Se especula que se suicidó cuando la edad lo hizo impotente. No es difícil entender que alguien como él que siempre se ufanó de su virilidad y su actitud temeraria terminara por matarse al sentirse envejecer. Pero no lo vemos arrastrado a la locura por la desesperación y disparando la escopeta en un arrebato momentáneo. Más bien nos lo imaginamos fumando con calma el último tabaco en la sala de su casa mientras oye a Louis Armstrong y piensa en el mar de Cuba. Está decepcionado pero no deprimido. Dispara la primera vez y no ocurre nada.

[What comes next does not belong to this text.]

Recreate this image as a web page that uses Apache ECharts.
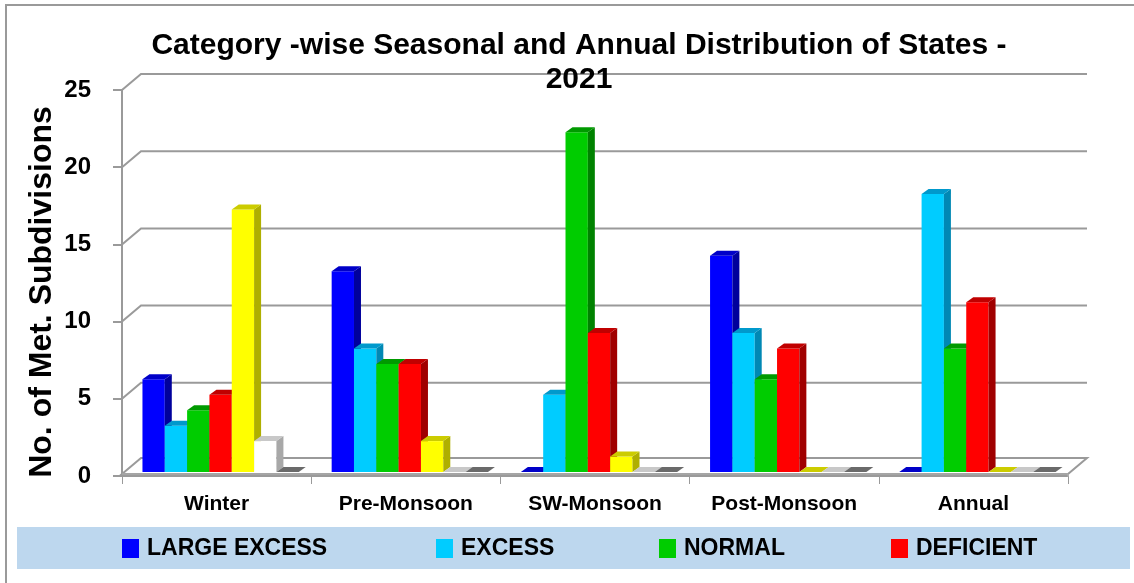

Sonríe y piensa que no siempre es uno quien decide sobre su vida. Pero vuelve a intentarlo, esta vez con éxito. No me atraen los poetas malditos ni los escritores que se pasaron la vida metidos en una biblioteca. Prefiero la vida de Hemingway y su esfuerzo continuo para lograr una buena escritura. Sus libros son una buena manera de recordarse que la disciplina y el arrojo son la única manera de correr al borde del abismo y no caerse. Aunque a veces haya que tirarse.